Energy policy needs to be part of a multi-prong, market-oriented competitiveness strategy. Proper price signals could internalize of the costs of greenhouse gas emissions, drive innovation, and create the foundation for an expanded clean energy marketplace.
Although the recent G8 Camp David Declaration highlights the importance of better policies on energy and climate change, the fact remains that the United States and other major economies continue to miss opportunities to reshape those policies in ways that would promote national competitiveness while simultaneously enhancing environmental sustainability. The biggest shortcoming in U.S. policy is the continued inability to signal to other governments and the private sector that, in the future, carbon energy will have to pay for its environmental and social costs. The drift and uncertainty in federal law robs U.S. companies of the clear policy roadmap that they need to make significant new investments in energy efficient and climate-friendly technologies. We hope that after the 2012 elections, the President and Congress will take steps to establish a long-term energy strategy that provides incentives to drive innovation and enhance economic growth while boosting U.S. competitiveness, advancing needed job creation, and achieving energy security.

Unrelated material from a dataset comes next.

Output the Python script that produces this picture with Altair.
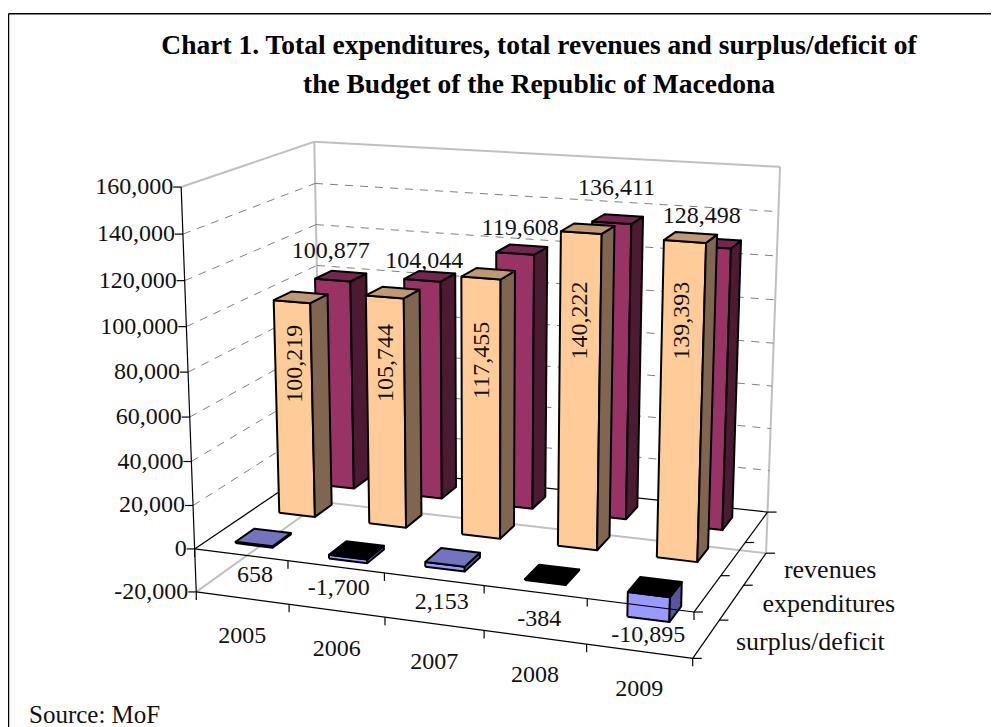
import altair as alt
import numpy as np
import pandas as pd

# ---- data ----
YEARS = ["2005", "2006", "2007", "2008", "2009"]
REVENUES = [100877, 104044, 119608, 136411, 128498]
EXPENDITURES = [100219, 105744, 117455, 140222, 139393]
SURPLUS = [658, -1700, 2153, -384, -10895]
SERIES_NAMES = ["surplus/deficit", "expenditures", "revenues"]
VALUE_TICKS = [-20000, 0, 20000, 40000, 60000, 80000, 100000, 120000, 140000, 160000]
TITLE_LINES = ["Chart 1. Total expenditures, total revenues and surplus/deficit of",
               "the Budget of the Republic of Macedona"]
SOURCE = "Source: MoF"

# ---- layout: perspective calibration from box corners (category, depth, value -> screen) ----
CORNERS = [
    (0, 0, 160000, 180.7, 186.7), (0, 0, -20000, 196.7, 591.0), (5, 0, -20000, 692.3, 659.0),
    (5, 3, -20000, 766.7, 552.7), (5, 3, 160000, 780.0, 167.3), (0, 3, 160000, 314.7, 141.7),
    (0, 3, -20000, 321.0, 503.0), (5, 0, 0, 694.0, 612.7), (0, 0, 0, 195.0, 549.0),
    (5, 3, 0, 767.3, 511.0),
]
rows, rhs = [], []
for u, d, w, px, py in CORNERS:
    w = w / 20000
    rows.append([u, d, w, 1, 0, 0, 0, 0, -px * u, -px * d, -px * w]); rhs.append(px)
    rows.append([0, 0, 0, 0, u, d, w, 1, -py * u, -py * d, -py * w]); rhs.append(py)
coef = np.linalg.lstsq(np.array(rows, float), np.array(rhs, float), rcond=None)[0]
M = np.append(coef, 1.0).reshape(3, 4)


def proj(u, d, w):
    h = M @ np.array([u, d, w / 20000, 1.0])
    return float(h[0] / h[2]), float(h[1] / h[2])


BAR_W, BAR_D = 0.4, 0.42
GRAY, DASH, BLACK = "#C0C0C0", "#808080", "#000000"

lines = {"frame": [], "gray": [], "dash": [], "black": []}


def seg(kind, a, b):
    i = len(lines[kind]) // 2
    lines[kind] += [{"id": i, "n": 0, "x": a[0], "y": a[1]}, {"id": i, "n": 1, "x": b[0], "y": b[1]}]


W, H = 983, 719
seg("frame", (8.5, 13.7), (8 + W, 13.7))
seg("frame", (8.5, 13.7), (8.5, 8 + H))
hi, lo = VALUE_TICKS[-1], VALUE_TICKS[0]
seg("gray", proj(0, 0, hi), proj(0, 3, hi))
seg("gray", proj(0, 3, hi), proj(5, 3, hi))
seg("gray", proj(0, 3, hi), proj(0, 3, lo))
seg("gray", proj(5, 3, hi), proj(5, 3, lo))
seg("gray", proj(0, 3, lo), proj(5, 3, lo))
seg("gray", proj(0, 0, lo), proj(0, 3, lo))
for v in VALUE_TICKS[2:-1]:
    seg("dash", proj(0, 0, v), proj(0, 3, v))
    seg("dash", proj(0, 3, v), proj(5, 3, v))
seg("black", proj(0, 0, hi), proj(0, 0, lo))
seg("black", proj(0, 0, 0), proj(0, 3, 0))
seg("black", proj(0, 3, 0), proj(5, 3, 0))
seg("black", proj(0, 0, lo), proj(5, 0, lo))
seg("black", proj(5, 0, lo), proj(5, 3, lo))
seg("black", proj(5, 0, 0), proj(5, 3, 0))
for v in VALUE_TICKS:
    x, y = proj(0, 0, v)
    seg("black", (x - 8, y), (x, y))
for u in range(6):
    for v in (0, lo):
        x, y = proj(u, 0, v)
        seg("black", (x, y), (x, y + 8))
for d in range(4):
    for v in (0, lo):
        x, y = proj(5, d, v)
        seg("black", (x, y), (x + 9, y))
a, b = proj(0, 0, 0), proj(5, 0, 0)
front_zero = [{"id": 0, "n": 0, "x": a[0], "y": a[1]}, {"id": 0, "n": 1, "x": b[0], "y": b[1]}]

polys = []


def face(pts, fill):
    i = polys[-1]["id"] + 1 if polys else 0
    for n, p in enumerate(pts + pts[:1]):
        polys.append({"id": i, "n": n, "x": p[0], "y": p[1], "fill": fill})


def bar(cat, row, val, front, side, top):
    u0, u1 = cat + 0.5 - BAR_W / 2, cat + 0.5 + BAR_W / 2
    d0, d1 = row + 0.5 - BAR_D / 2, row + 0.5 + BAR_D / 2
    w0, w1 = min(val, 0), max(val, 0)
    face([proj(u0, d0, w0), proj(u1, d0, w0), proj(u1, d0, w1), proj(u0, d0, w1)], front)
    face([proj(u1, d0, w0), proj(u1, d1, w0), proj(u1, d1, w1), proj(u1, d0, w1)], side)
    face([proj(u0, d0, w1), proj(u1, d0, w1), proj(u1, d1, w1), proj(u0, d1, w1)], top)


for c, v in enumerate(REVENUES):
    bar(c, 2, v, "#993366", "#4D1A33", "#732650")
for c, v in enumerate(EXPENDITURES):
    bar(c, 1, v, "#FFCC99", "#806650", "#BF9973")
for c, v in enumerate(SURPLUS):
    bar(c, 0, v, "#9999FF", "#5555A0", "#7373BF" if v > 0 else "#000000")

REV_NUDGE = [(-2, -29), (2, -19), (5, -26), (5, -35), (-9, -31)]
SUR_NUDGE = [(16, 7), (5, 8), (10, 10), (6, 14), (10, 17)]
EXP_NUDGE = [(0, -46), (0, -50), (1, -49), (1, -73), (1, -83)]
DEPTH_OFF = [(104, 3), (97, 2), (75, 1)]
labels = []


def label(x, y, text, align="center", size=24):
    labels.append({"x": x, "y": y, "t": text, "align": align, "size": size})


for c, v in enumerate(REVENUES):
    x, y = proj(c + 0.5, 2.5 - BAR_D / 2, v)
    label(x + REV_NUDGE[c][0], y + REV_NUDGE[c][1], f"{v:,}")
for c, v in enumerate(SURPLUS):
    x, y = proj(c + 0.5, 0, 0)
    label(x - 2 + SUR_NUDGE[c][0], y + 13 + SUR_NUDGE[c][1], f"{v:,}")
for c, y_ in enumerate(YEARS):
    x, y = proj(c + 0.5, 0, lo)
    label(x, y + 38, y_)
for r, (name, off) in enumerate(zip(SERIES_NAMES, DEPTH_OFF)):
    x, y = proj(5, r + 0.5, lo)
    label(x + off[0], y + off[1], name, size=26)
for v in VALUE_TICKS:
    x, y = proj(0, 0, v)
    label(x - 8, y, f"{v:,}", align="right")
lab_df = pd.DataFrame(labels)

rot = []
for c, v in enumerate(EXPENDITURES):
    x, y = proj(c + 0.5, 1.5 - BAR_D / 2, v / 2)
    rot.append({"x": x + EXP_NUDGE[c][0], "y": y + EXP_NUDGE[c][1], "t": f"{v:,}"})

X = alt.X("x:Q", axis=None, scale=alt.Scale(domain=[8, 8 + W], range=[0, W]))
Y = alt.Y("y:Q", axis=None, scale=alt.Scale(domain=[8, 8 + H], range=[0, H]))


def draw(rows_, **kw):
    return alt.Chart(alt.Data(values=rows_)).mark_line(**kw).encode(
        x=X, y=Y, detail="id:N", order="n:Q")


FONT = "Liberation Serif"
layers = [
    draw(lines["frame"], stroke=BLACK, strokeWidth=1.5),
    draw(lines["gray"], stroke=GRAY, strokeWidth=2),
    draw(lines["dash"], stroke=DASH, strokeWidth=1, strokeDash=[8, 7]),
    draw(lines["black"], stroke=BLACK, strokeWidth=1.2),
    alt.Chart(alt.Data(values=polys)).mark_line(stroke=BLACK, strokeWidth=2, strokeJoin="round").encode(
        x=X, y=Y, detail="id:N", order="n:Q", fill=alt.Fill("fill:N", scale=None)),
    draw(front_zero, stroke=BLACK, strokeWidth=1.2),
]
for al in ("center", "right"):
    for s in sorted(set(lab_df["size"])):
        sub = lab_df[(lab_df["align"] == al) & (lab_df["size"] == s)]
        if len(sub):
            layers.append(alt.Chart(sub).mark_text(
                font=FONT, fontSize=int(s), align=al, baseline="middle", color="#111111").encode(x=X, y=Y, text="t:N"))
layers.append(alt.Chart(pd.DataFrame(rot)).mark_text(
    font=FONT, fontSize=24, align="center", baseline="middle", angle=270, color="#111111").encode(x=X, y=Y, text="t:N"))
title_df = pd.DataFrame({"x": [539, 539], "y": [46, 85], "t": TITLE_LINES})
layers.append(alt.Chart(title_df).mark_text(
    font=FONT, fontSize=27.5, fontWeight="bold", align="center", baseline="middle", color="#000000").encode(x=X, y=Y, text="t:N"))
src_df = pd.DataFrame({"x": [29], "y": [715], "t": [SOURCE]})
layers.append(alt.Chart(src_df).mark_text(
    font=FONT, fontSize=25, align="left", baseline="middle", color="#111111").encode(x=X, y=Y, text="t:N"))

chart = alt.layer(*layers).properties(
    width=W, height=H, padding=0, autosize=alt.AutoSizeParams(type="none")
).configure_view(stroke=None)
chart.save("out.html", embed_options={"renderer": "svg", "actions": False})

A successful energy policy needs to be part of an overall competitiveness strategy. Such a strategy would involve all of the key components of competitiveness including public infrastructure, education, training, critical technology, manufacturing, saving and investment, trade, immigration, and corporate governance.1 Unfortunately, however, for over a decade, federal policies in these key areas have been, at best, suboptimal, and, more typically, chaotic or counterproductive. As a result, the U.S. economy vastly underperforms its potential.